Dubai Plus
- Type: Privileges Card\Program: payment, Transportation, Discounts, Deals, Loyalty
- Inventor: National Plus
- Inception: 2015
- Manufacturer: DED, DGHR, National Plus, VISA, Network International
- Available: current
- Models made: Government \ Semi-Government Employees
- Website: www.dubaiplus.com

= Dubai Plus =

Dubai Plus is a city smart card program for government and semi-government employees in Dubai. It was announced on May 12, 2015, by the Department of Economic Development (DED) in Dubai and the Dubai Government Human Resources Department (DGHR) together with National Plus and Network International, a payment service provider.

==Launch==
Dubai Plus was launched by Ali Ibrahim, Deputy Director General of DED; Mohammad Bin Markhan AlKetbi, managing director of National Plus; Bhairav Trivedi, CEO of Network International, and Samer Soliman, Executive Vice President - Network International, during the ‘Cards & Payments Middle East 2015’ exhibition, which opened on 12 May 2015.

==Purpose==
Dubai Plus is designed to improve the Dubai Happiness Index, launched by Shaikh Mohammed bin Rashid Al Maktoum.

==Services==
Dubai Plus program is a smart card with a security feature for card holders.
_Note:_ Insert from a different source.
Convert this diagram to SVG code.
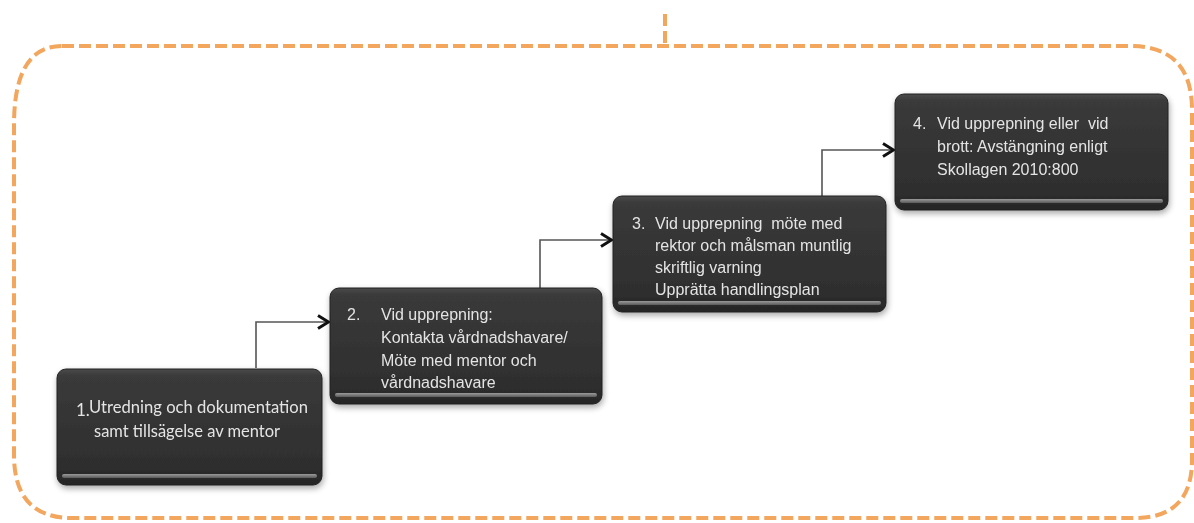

The card holders can use the card on all Network International enabled point of sale (POS) terminals in Dubai, can make purchases using ITS electronic wallet, can pay for RTA (Dubai Roads and Transport Authority) services and get promotions from registered merchants.

The card aims to reduce the carbon footprint of retail transactions, as consumers are being reached through a digital medium as opposed to previously used print advertising.

==Awards==
Dubai Plus won an award for being one of the first city privilege cards.